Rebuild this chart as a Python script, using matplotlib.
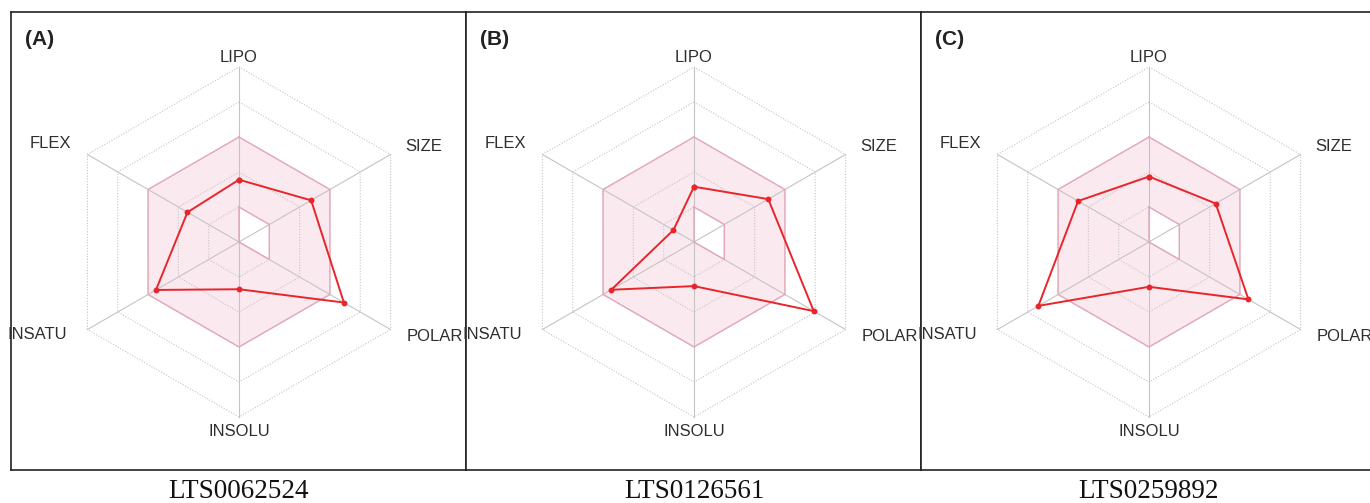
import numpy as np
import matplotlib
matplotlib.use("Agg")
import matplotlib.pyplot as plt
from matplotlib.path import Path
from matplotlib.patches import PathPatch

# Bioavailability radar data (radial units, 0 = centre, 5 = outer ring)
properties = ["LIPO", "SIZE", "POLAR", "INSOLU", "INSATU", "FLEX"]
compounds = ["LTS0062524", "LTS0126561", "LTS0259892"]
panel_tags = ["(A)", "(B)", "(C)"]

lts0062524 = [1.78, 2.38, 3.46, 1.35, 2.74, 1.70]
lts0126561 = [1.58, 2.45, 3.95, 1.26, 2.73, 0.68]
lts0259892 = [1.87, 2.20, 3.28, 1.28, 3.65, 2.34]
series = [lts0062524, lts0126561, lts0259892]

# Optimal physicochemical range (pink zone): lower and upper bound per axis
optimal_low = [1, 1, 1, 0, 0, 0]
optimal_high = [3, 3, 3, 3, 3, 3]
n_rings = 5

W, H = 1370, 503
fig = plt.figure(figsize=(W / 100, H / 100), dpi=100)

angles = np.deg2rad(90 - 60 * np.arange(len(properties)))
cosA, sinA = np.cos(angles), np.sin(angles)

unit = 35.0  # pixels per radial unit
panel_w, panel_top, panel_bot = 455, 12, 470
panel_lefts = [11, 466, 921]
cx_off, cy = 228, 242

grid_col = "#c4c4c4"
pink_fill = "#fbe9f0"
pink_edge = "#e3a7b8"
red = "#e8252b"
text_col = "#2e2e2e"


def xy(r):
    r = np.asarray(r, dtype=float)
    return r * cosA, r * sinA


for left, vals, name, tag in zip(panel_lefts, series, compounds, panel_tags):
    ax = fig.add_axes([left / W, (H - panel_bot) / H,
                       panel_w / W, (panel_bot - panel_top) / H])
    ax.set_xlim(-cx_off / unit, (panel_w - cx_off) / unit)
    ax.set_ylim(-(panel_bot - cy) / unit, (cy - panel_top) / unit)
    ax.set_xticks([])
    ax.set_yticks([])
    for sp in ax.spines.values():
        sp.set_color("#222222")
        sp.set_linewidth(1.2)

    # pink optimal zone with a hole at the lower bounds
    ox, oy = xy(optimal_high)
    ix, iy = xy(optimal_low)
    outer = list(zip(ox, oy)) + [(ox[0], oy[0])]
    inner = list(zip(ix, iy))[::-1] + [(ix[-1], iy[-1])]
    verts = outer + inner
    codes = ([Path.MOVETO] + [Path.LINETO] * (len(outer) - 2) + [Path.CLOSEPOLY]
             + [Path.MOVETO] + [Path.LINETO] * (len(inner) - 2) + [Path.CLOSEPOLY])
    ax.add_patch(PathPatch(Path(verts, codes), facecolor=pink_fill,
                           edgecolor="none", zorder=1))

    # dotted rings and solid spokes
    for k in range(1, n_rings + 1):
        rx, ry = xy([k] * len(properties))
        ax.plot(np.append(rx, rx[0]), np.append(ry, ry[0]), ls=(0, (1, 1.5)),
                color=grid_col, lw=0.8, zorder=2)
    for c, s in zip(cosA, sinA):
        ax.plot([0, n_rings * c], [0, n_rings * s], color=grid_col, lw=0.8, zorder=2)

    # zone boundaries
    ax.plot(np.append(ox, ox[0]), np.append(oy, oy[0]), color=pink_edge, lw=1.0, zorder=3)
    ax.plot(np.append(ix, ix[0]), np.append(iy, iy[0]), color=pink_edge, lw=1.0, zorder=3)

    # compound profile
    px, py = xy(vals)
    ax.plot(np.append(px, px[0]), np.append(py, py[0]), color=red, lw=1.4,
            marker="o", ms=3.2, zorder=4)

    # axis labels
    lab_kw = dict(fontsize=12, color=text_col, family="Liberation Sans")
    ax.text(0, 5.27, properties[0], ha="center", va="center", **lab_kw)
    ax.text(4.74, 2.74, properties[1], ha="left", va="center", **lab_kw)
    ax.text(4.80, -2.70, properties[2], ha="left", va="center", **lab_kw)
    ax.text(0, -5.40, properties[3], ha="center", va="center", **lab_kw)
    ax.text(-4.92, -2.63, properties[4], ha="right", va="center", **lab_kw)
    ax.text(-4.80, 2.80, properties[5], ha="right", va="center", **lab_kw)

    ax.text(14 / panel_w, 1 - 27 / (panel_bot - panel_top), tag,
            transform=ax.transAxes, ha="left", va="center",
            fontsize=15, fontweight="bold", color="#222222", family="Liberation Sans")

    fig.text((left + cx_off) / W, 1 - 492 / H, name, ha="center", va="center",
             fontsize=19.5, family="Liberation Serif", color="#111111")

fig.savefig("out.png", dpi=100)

......

> GIVEN TASK: Report only the number of lines in the listing that contain the word "matplotlib".

> WRITTEN ANSWER: 6